For alternative minimum tax reporting, $1,500 ordinary income is reported relating to the exercise of the ISO. ($25 FMV – $0 cost = $25/share X 60 shares = $1,500.) It appears to me you should follow the shares considered to be sold for regular tax purposes in determining AMT reporting and adjustments. Therefore, the short-term capital gain for the “new” shares is $30 sales price – $25 FMV at exercise = $5 per share X 60 shares = $300. The long-term capital gain for the “old” shares is $30 – $5 = $25 per share X 15 = $375. Note that the regular tax and AMT amounts are the same because the “new” shares were sold during the year of exercise. There are no AMT adjustments.
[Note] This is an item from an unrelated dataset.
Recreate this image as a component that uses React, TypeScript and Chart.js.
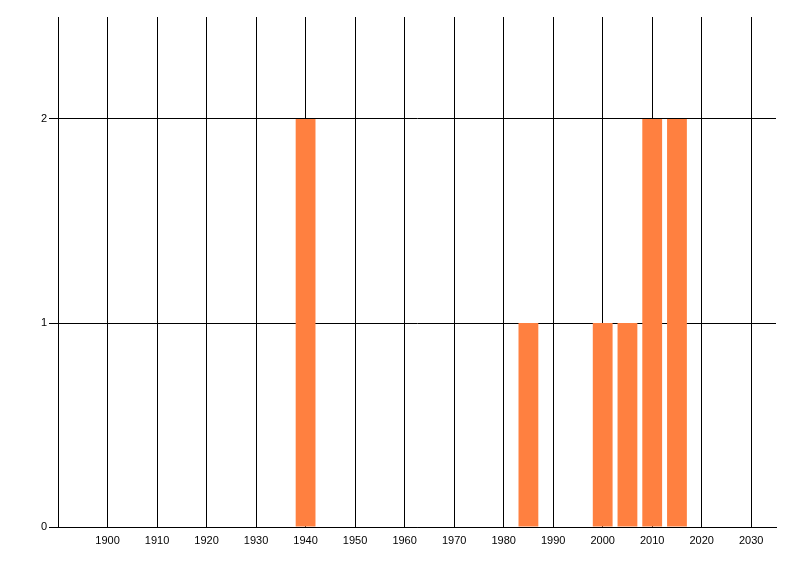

Now that I’ve explained this, here’s an editorial note. The swap to exercise is a “gee whiz” technique that usually isn’t so great. Why? Because you still have to pay the alternative minimum tax for exercising the option. Under the current tax regime, with a 35% maximum federal regular tax rate and a 28% maximum federal AMT rate, it just isn’t worth taking much risk to hold onto the shares to meet the holding period requirements when you’re dealing with big amounts, especially when your state has a high income tax rate, like California. Throwing in the “ordering rules” that require the “ordinary income” shares to be sold first makes this technique even less attractive. Also, if you expect the value of the shares to increase dramatically, you will benefit more by not swapping shares because you will own more shares without a swap.